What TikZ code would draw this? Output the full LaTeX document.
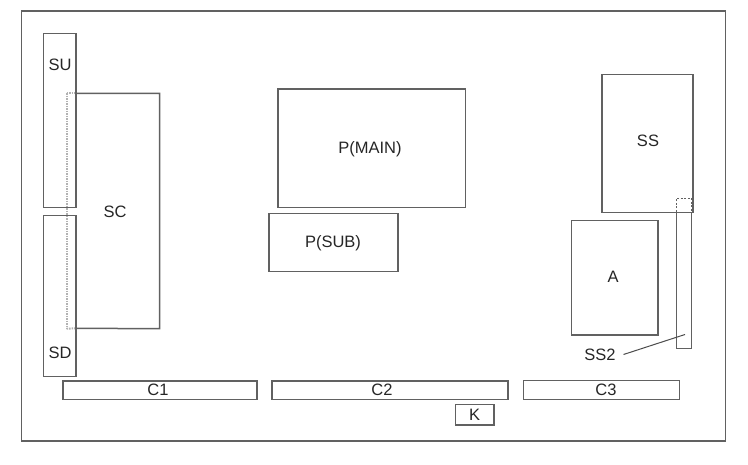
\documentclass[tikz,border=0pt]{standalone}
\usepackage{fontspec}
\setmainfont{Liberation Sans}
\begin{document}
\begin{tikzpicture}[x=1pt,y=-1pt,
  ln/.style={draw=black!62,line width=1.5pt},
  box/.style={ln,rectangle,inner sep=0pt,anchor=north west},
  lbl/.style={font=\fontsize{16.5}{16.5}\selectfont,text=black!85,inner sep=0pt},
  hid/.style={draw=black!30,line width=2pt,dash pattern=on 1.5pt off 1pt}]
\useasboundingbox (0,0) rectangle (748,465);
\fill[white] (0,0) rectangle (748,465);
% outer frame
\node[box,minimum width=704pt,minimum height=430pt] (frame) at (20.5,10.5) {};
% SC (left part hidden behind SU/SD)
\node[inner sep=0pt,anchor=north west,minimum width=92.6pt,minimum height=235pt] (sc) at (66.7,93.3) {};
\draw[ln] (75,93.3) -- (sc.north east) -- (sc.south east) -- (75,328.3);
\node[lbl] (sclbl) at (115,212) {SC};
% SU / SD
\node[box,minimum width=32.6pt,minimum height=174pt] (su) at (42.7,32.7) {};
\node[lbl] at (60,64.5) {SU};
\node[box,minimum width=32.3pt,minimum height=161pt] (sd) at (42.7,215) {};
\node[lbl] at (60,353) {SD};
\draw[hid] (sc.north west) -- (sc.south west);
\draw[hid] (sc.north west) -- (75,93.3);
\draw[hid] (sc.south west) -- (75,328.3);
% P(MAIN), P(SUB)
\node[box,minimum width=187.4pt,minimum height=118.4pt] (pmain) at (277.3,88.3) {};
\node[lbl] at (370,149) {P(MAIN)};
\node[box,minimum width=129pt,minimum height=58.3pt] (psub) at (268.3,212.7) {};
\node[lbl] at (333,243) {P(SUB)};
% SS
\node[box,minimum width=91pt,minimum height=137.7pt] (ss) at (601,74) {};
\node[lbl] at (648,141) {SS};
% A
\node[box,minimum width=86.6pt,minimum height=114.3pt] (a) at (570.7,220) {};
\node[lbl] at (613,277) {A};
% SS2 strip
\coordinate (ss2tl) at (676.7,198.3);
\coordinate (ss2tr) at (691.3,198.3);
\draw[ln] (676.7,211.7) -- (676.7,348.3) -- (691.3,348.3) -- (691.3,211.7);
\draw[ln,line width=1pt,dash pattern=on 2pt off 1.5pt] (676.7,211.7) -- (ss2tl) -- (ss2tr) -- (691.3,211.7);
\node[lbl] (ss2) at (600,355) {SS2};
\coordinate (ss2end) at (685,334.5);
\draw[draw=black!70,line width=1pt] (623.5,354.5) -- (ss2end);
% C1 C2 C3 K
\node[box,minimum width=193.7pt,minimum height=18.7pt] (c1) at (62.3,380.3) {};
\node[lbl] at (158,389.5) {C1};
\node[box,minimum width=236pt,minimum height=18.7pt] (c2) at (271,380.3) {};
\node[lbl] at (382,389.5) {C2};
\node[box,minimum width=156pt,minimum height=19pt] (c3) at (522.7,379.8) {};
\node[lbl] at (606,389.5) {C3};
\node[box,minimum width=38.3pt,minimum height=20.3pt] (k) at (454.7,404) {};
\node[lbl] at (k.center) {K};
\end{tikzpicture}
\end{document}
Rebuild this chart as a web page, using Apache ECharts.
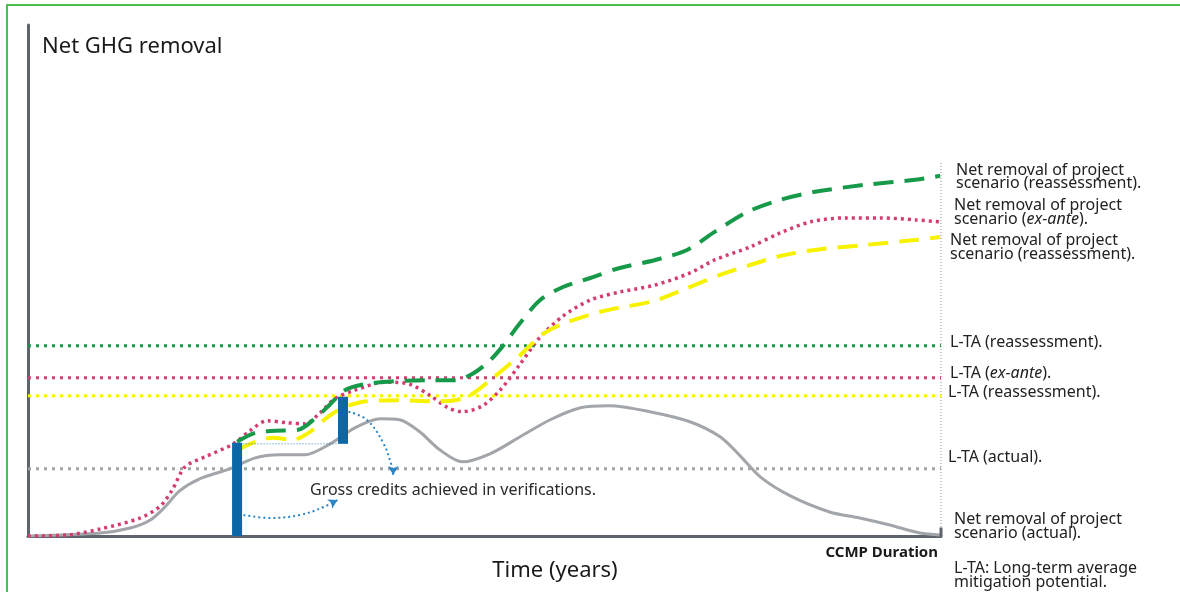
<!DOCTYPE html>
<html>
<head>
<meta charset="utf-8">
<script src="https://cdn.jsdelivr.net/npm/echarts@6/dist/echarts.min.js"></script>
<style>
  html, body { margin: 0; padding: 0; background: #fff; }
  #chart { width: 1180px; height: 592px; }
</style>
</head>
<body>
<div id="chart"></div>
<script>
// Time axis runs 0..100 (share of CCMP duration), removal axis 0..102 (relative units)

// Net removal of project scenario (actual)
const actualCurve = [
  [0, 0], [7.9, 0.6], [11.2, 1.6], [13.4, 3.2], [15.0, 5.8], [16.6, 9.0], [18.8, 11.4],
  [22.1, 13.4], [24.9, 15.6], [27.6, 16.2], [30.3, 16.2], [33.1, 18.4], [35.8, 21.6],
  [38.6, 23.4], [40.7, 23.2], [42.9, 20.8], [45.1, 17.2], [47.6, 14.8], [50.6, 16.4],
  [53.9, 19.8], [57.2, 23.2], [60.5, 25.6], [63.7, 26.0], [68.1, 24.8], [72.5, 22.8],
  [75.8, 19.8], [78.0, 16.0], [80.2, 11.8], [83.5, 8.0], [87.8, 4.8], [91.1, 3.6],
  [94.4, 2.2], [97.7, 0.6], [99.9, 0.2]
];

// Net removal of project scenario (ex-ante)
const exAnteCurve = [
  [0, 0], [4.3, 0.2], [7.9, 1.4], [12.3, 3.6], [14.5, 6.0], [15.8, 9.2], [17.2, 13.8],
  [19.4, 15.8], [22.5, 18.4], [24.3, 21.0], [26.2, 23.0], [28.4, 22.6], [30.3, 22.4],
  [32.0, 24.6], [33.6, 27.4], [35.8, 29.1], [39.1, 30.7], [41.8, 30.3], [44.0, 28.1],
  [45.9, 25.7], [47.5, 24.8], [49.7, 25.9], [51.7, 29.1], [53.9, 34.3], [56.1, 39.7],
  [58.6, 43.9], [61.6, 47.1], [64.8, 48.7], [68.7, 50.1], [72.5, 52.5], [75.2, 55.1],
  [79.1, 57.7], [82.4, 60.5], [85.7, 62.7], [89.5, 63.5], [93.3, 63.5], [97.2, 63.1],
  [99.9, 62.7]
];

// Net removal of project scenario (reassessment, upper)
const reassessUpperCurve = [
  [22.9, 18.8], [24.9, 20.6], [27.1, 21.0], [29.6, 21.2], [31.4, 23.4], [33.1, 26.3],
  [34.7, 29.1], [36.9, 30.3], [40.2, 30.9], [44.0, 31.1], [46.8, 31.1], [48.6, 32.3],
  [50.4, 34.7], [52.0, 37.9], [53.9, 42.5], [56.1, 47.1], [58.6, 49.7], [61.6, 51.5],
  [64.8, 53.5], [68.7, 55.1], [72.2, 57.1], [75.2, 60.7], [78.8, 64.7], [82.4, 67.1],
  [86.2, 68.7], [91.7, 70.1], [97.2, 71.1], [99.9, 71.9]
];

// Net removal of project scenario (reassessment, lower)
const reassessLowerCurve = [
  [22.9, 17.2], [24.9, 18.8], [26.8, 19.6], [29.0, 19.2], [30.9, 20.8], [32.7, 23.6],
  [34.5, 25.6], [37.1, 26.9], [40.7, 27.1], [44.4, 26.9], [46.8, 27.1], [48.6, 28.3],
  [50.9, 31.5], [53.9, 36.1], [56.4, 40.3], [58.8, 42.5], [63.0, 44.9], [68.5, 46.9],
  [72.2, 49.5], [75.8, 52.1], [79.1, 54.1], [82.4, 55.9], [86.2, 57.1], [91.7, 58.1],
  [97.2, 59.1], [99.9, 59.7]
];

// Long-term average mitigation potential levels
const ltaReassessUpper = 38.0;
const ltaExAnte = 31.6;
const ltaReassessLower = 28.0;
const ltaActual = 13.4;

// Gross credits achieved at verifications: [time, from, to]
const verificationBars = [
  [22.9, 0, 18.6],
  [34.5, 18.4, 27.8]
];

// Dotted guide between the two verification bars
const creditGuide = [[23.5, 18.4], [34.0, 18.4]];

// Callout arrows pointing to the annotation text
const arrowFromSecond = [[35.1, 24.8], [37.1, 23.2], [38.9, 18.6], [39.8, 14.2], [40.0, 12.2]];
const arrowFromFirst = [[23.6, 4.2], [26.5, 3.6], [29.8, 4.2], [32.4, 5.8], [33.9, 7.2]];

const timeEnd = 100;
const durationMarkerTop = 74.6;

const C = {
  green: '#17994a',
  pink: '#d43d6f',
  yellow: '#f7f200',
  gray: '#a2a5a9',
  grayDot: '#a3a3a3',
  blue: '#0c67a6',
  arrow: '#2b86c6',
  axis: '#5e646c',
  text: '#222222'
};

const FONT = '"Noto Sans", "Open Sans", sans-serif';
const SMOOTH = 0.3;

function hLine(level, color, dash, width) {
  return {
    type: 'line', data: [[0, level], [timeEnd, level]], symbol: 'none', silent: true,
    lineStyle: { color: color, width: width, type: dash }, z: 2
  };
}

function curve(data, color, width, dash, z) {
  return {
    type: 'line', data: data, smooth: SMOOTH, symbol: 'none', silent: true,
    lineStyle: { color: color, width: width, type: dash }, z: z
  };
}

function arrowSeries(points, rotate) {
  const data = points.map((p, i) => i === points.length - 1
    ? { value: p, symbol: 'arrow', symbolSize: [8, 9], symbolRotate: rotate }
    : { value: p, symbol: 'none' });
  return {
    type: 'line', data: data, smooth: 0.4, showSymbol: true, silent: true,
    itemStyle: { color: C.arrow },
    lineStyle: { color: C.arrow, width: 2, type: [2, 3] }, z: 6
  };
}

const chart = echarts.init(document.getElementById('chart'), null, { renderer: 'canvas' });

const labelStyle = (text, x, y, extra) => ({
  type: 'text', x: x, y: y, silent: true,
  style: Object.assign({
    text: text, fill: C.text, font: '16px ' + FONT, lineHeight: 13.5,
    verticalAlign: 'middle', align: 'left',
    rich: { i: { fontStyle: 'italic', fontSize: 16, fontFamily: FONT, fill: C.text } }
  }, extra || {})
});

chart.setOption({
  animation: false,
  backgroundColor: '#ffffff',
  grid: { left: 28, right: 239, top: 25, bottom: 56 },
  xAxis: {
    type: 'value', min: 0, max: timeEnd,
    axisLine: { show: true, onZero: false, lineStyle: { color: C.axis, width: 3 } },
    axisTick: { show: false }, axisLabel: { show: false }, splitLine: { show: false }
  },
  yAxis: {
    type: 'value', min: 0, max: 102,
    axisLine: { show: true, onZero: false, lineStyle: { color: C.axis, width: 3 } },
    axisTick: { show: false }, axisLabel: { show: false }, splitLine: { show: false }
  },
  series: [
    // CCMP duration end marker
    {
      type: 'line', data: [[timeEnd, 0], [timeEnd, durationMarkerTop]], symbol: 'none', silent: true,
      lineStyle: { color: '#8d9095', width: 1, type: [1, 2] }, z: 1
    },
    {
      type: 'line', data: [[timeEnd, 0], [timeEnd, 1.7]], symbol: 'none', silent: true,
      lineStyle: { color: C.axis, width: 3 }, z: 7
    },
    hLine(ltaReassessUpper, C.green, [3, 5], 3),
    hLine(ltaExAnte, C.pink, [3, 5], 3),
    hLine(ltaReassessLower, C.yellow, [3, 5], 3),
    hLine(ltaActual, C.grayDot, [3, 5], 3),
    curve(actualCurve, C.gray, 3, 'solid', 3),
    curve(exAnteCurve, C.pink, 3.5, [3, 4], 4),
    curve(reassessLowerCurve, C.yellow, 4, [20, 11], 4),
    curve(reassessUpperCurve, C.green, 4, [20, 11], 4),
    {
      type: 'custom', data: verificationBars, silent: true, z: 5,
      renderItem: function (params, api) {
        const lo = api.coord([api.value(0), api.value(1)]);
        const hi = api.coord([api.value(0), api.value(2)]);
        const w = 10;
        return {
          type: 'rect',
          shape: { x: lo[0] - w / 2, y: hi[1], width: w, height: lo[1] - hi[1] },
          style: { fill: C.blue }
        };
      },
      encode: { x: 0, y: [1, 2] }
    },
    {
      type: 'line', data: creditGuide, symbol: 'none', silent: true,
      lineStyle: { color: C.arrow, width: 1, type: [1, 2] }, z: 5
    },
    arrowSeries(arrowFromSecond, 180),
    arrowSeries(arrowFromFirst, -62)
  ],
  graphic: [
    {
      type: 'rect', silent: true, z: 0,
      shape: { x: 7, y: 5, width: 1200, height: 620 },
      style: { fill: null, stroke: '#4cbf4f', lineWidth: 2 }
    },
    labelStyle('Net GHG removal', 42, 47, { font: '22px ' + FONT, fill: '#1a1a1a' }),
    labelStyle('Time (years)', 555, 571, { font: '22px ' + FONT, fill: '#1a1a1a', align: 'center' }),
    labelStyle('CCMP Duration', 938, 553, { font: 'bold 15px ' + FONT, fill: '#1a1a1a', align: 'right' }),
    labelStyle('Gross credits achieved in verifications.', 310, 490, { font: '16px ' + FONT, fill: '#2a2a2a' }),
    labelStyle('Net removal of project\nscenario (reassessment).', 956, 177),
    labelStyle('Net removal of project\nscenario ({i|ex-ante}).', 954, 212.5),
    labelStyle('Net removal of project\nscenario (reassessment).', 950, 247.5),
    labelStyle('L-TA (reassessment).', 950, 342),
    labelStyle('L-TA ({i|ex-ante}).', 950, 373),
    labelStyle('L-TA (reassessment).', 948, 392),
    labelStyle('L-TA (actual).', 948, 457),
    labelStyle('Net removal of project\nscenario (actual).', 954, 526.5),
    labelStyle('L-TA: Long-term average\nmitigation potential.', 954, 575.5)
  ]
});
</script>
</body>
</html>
* * *
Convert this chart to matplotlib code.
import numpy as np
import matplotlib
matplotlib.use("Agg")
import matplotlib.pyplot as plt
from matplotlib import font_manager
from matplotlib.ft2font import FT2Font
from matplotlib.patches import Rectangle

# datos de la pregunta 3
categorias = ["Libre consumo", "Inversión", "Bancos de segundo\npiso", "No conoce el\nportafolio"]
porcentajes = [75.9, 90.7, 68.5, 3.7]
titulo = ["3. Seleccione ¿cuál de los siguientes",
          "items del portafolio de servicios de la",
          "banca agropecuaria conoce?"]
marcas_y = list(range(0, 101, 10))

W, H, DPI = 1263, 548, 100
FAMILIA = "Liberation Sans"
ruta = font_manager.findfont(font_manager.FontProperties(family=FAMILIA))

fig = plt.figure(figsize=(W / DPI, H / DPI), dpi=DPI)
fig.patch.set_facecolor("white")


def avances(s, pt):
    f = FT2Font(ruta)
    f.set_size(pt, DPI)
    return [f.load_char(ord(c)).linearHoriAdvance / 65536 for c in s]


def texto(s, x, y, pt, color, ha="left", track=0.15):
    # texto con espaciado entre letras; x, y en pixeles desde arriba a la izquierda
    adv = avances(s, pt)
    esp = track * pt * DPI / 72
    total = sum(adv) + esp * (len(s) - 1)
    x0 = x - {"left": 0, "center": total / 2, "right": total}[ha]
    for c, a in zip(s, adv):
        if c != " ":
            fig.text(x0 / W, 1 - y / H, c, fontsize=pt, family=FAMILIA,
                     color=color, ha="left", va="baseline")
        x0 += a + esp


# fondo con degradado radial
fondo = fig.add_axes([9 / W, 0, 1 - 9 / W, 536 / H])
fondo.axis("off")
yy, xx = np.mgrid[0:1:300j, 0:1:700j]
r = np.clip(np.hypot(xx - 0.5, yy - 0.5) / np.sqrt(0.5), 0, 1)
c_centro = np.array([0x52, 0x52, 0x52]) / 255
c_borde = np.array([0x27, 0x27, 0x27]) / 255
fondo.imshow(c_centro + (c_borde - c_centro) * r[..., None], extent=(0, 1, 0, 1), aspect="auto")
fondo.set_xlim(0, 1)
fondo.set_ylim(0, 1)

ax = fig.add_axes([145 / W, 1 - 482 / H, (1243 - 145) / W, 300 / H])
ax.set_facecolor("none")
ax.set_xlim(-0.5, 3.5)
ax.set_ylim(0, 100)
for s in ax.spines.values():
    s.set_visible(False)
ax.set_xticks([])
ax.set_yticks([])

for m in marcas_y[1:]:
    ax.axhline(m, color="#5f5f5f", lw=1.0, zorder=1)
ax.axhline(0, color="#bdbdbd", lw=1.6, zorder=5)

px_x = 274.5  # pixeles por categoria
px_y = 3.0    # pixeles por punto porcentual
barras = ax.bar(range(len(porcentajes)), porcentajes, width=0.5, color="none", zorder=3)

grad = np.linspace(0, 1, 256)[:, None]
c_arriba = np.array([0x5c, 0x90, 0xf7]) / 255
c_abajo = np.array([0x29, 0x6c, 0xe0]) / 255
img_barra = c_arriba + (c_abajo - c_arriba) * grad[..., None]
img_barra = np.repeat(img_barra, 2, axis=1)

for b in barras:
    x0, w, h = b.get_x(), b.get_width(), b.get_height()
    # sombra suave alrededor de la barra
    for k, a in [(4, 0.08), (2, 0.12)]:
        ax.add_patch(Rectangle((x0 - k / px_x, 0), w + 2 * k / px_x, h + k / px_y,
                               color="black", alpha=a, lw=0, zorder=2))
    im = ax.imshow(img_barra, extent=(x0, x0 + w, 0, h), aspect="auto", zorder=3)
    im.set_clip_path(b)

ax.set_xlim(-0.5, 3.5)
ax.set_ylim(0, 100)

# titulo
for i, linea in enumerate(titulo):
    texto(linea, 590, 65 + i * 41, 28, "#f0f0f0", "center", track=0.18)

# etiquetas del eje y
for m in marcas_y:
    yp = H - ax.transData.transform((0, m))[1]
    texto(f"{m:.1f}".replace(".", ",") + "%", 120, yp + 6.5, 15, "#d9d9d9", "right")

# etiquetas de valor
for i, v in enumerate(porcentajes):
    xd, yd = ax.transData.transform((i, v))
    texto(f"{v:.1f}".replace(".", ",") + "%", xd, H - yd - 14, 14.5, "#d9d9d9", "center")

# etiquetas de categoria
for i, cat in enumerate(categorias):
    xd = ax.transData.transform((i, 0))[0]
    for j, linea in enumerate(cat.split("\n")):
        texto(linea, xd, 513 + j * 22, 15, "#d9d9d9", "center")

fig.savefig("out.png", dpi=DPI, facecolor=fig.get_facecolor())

What is expected: Each line from the line with "Convert this chart to matplotlib code." to the line with "x0 += a + esp" is to be echoed exactly; both boundary lines are included, and nothing else is to be output.

Result below:
Convert this chart to matplotlib code.
import numpy as np
import matplotlib
matplotlib.use("Agg")
import matplotlib.pyplot as plt
from matplotlib import font_manager
from matplotlib.ft2font import FT2Font
from matplotlib.patches import Rectangle

# datos de la pregunta 3
categorias = ["Libre consumo", "Inversión", "Bancos de segundo\npiso", "No conoce el\nportafolio"]
porcentajes = [75.9, 90.7, 68.5, 3.7]
titulo = ["3. Seleccione ¿cuál de los siguientes",
          "items del portafolio de servicios de la",
          "banca agropecuaria conoce?"]
marcas_y = list(range(0, 101, 10))

W, H, DPI = 1263, 548, 100
FAMILIA = "Liberation Sans"
ruta = font_manager.findfont(font_manager.FontProperties(family=FAMILIA))

fig = plt.figure(figsize=(W / DPI, H / DPI), dpi=DPI)
fig.patch.set_facecolor("white")


def avances(s, pt):
    f = FT2Font(ruta)
    f.set_size(pt, DPI)
    return [f.load_char(ord(c)).linearHoriAdvance / 65536 for c in s]


def texto(s, x, y, pt, color, ha="left", track=0.15):
    # texto con espaciado entre letras; x, y en pixeles desde arriba a la izquierda
    adv = avances(s, pt)
    esp = track * pt * DPI / 72
    total = sum(adv) + esp * (len(s) - 1)
    x0 = x - {"left": 0, "center": total / 2, "right": total}[ha]
    for c, a in zip(s, adv):
        if c != " ":
            fig.text(x0 / W, 1 - y / H, c, fontsize=pt, family=FAMILIA,
                     color=color, ha="left", va="baseline")
        x0 += a + esp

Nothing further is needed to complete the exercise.